In brief, by selecting polyurea aerogels as a model system with demonstrated potential for rich nanomorphology, and guided by a statistical design-of experiments model, they prepared a large array of materials (208) with identical chemical composition but quite different nanostructures. The authors reported that the polyurea samples adopted for the study could be put in eight K-index groups with separate nanomorphologies ranging from caterpillar-like assemblies of nanoparticles, to thin nanofibers, to cocoon-like structures, to large bald microspheres. Various characterization methods including nuclear magnetic resonance, porosimetry, thermal conductivity and quasistatic mechanical compression were applied to all samples. The first validation of the K-index as a morphology descriptor was based on compressing samples to different strains: it was observed that as the porosity decreased, the water-contact angle decreased proportionally, and thereby the K-index remained constant, as it should, because compression brings nanoscopic features closer, but otherwise leaves them intact.

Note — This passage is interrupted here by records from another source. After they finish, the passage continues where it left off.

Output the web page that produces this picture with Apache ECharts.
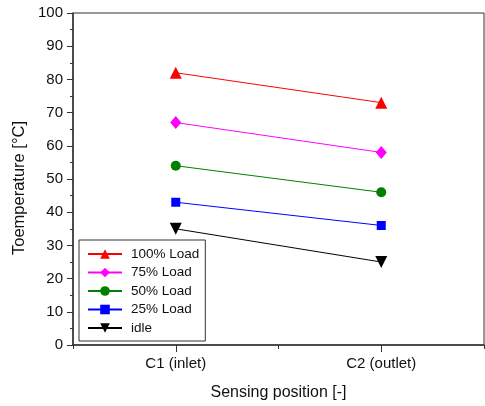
<!DOCTYPE html>
<html><head><meta charset="utf-8">
<script src="https://cdn.jsdelivr.net/npm/echarts@6/dist/echarts.min.js"></script>
<style>html,body{margin:0;padding:0;background:#fff}#c{width:485px;height:406px}</style>
</head><body><div id="c"></div>
<script>
const categories = ['C1 (inlet)', 'C2 (outlet)'];
const seriesNames = ['100% Load', '75% Load', '50% Load', '25% Load', 'idle'];
const load100 = [82, 73];
const load75 = [67, 58];
const load50 = [54, 46];
const load25 = [43, 36];
const idle = [35, 25];
const yTicks = [0, 10, 20, 30, 40, 50, 60, 70, 80, 90, 100];

const values = [load100, load75, load50, load25, idle];
const colors = ['#ff0000', '#ff00ff', '#008000', '#0000ff', '#000000'];
const symbols = ['triangle', 'diamond', 'circle', 'rect', 'triangle'];
const sizes = [12, [11, 13], 10, 9, 12];
const rotates = [0, 0, 0, 0, 180];
const font = 'Liberation Sans, Arial, sans-serif';

const chart = echarts.init(document.getElementById('c'));
chart.setOption({
  animation: false,
  grid: {left: 73, top: 13, right: 1, bottom: 61, show: true, borderColor: '#333', borderWidth: 1},
  xAxis: [{
    type: 'value', min: 0.5, max: 2.5, interval: 0.5, position: 'bottom',
    name: 'Sensing position [-]', nameLocation: 'middle', nameGap: 40,
    nameTextStyle: {fontFamily: font, fontSize: 16, color: '#111'},
    axisLine: {show: true, lineStyle: {color: '#333', width: 1.5}},
    axisTick: {show: true, length: 4, lineStyle: {color: '#333'}},
    splitLine: {show: false},
    axisLabel: {show: false}
  }, {
    type: 'category', data: categories, position: 'bottom', boundaryGap: true,
    axisLine: {show: false},
    axisTick: {show: true, alignWithLabel: true, length: 7, lineStyle: {color: '#333'}},
    splitLine: {show: false},
    axisLabel: {margin: 11, fontFamily: font, fontSize: 15, color: '#111'}
  }],
  yAxis: {
    type: 'value', min: 0, max: 100, interval: 10,
    axisLine: {show: true, lineStyle: {color: '#333', width: 1.5}},
    axisTick: {show: true, length: 6, lineStyle: {color: '#333'}},
    minorTick: {show: true, splitNumber: 2, length: 3, lineStyle: {color: '#333'}},
    splitLine: {show: false},
    axisLabel: {margin: 10, fontFamily: font, fontSize: 15, color: '#111',
      formatter: v => yTicks.includes(v) ? String(v) : ''}
  },
  graphic: [{
    type: 'text', x: 19, y: 188, rotation: Math.PI / 2,
    style: {text: 'Toemperature [°C]', fontFamily: font, fontSize: 16.5, fill: '#111',
      align: 'center', verticalAlign: 'middle'}
  }],
  legend: {
    orient: 'vertical', left: 79, top: 240,
    padding: [7, 6, 6, 8], itemGap: 4.5, itemWidth: 34, itemHeight: 12,
    borderColor: '#333', borderWidth: 1,
    textStyle: {fontFamily: font, fontSize: 13.5, color: '#111', padding: [0, 0, 0, 4]},
    data: seriesNames
  },
  series: seriesNames.map((n, i) => ({
    name: n, type: 'line', xAxisIndex: 0,
    data: values[i].map((v, j) => [j + 1, v]),
    symbol: symbols[i], symbolSize: sizes[i], symbolRotate: rotates[i],
    itemStyle: {color: colors[i]},
    lineStyle: {color: colors[i], width: 1}
  }))
});
</script></body></html>
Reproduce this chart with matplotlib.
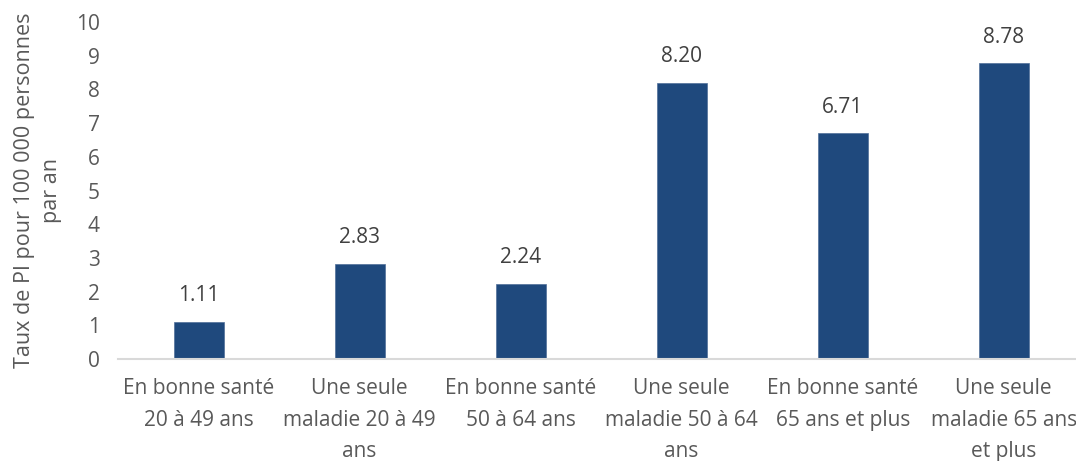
import matplotlib
matplotlib.use("Agg")
import matplotlib.pyplot as plt

categories = [
    "En bonne santé\n20 à 49 ans",
    "Une seule\nmaladie 20 à 49\nans",
    "En bonne santé\n50 à 64 ans",
    "Une seule\nmaladie 50 à 64\nans",
    "En bonne santé\n65 ans et plus",
    "Une seule\nmaladie 65 ans\net plus",
]
values = [1.11, 2.83, 2.24, 8.20, 6.71, 8.78]
yticks = list(range(0, 11))

plt.rcParams['font.family'] = ['Open Sans', 'DejaVu Sans']
text_color = "#595959"
bar_color = "#1F497D"

fig = plt.figure(figsize=(10.76, 4.61), dpi=100)
ax = fig.add_axes([0.1097, 0.2213, 0.898, 0.7307])

x = list(range(len(categories)))
ax.bar(x, values, width=0.31, color=bar_color, edgecolor="#4F6F99", linewidth=0.5, zorder=2)
for xi, v in zip(x, values):
    ax.annotate(f"{v:.2f}", (xi, v), xytext=(0, 11), textcoords="offset points",
                ha="center", va="bottom", fontsize=15, color="#404040")

ax.set_xlim(-0.5, len(categories) - 0.5)
ax.set_ylim(0, 10)
ax.set_yticks(yticks)
ax.set_yticklabels([str(t) for t in yticks], fontsize=15, color=text_color)
ax.set_xticks(x)
ax.set_xticklabels(categories, fontsize=15, color=text_color, linespacing=1.65)
ax.tick_params(axis="y", length=0, pad=13)
ax.tick_params(axis="x", length=0, pad=14)
for s in ["top", "right", "left"]:
    ax.spines[s].set_visible(False)
ax.spines["bottom"].set_color("#D9D9D9")
ax.spines["bottom"].set_linewidth(1.5)
ax.set_ylabel("Taux de PI pour 100 000 personnes\npar an", fontsize=15.5, color=text_color,
              labelpad=10, linespacing=1.4)

fig.savefig("out.png", dpi=100)
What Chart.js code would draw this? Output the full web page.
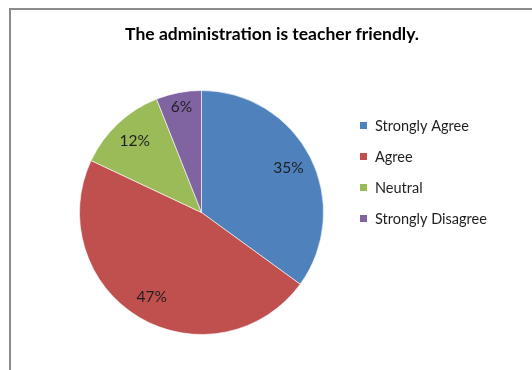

In summary, the K-index was presented as a resilient descriptor and predictor of the diverse nanomorphology of polyurea aerogels, a correlator of nanostructure to material properties, and a quantitative tool for materials design. The nanostructure predictive power of the K-index was demonstrated with 20 polyurea aerogels prepared in 8 binary solvent systems. In the end, the authors went on to identify synthetic conditions and prepare nanoporous polyurea aerogels with any targeted nanomorphology prescribed a priori. Altogether, identification of three-way quantitative relationships among nanostructure, properties, and synthetic conditions is expected to be an essential point of departure for fundamental bottom-up simulations of nanostructure formation.

Reference
Tahereh Taghvaee, Suraj Donthula, Parwani M. Rewatkar, Hojat Majedi Far, Chariklia Sotiriou-Leventis, Nicholas Leventis. K-Index: A Descriptor, Predictor, and Correlator of Complex Nanomorphology to Other Material Properties. ACS Nano 2019, volume 133 page 3677-3690.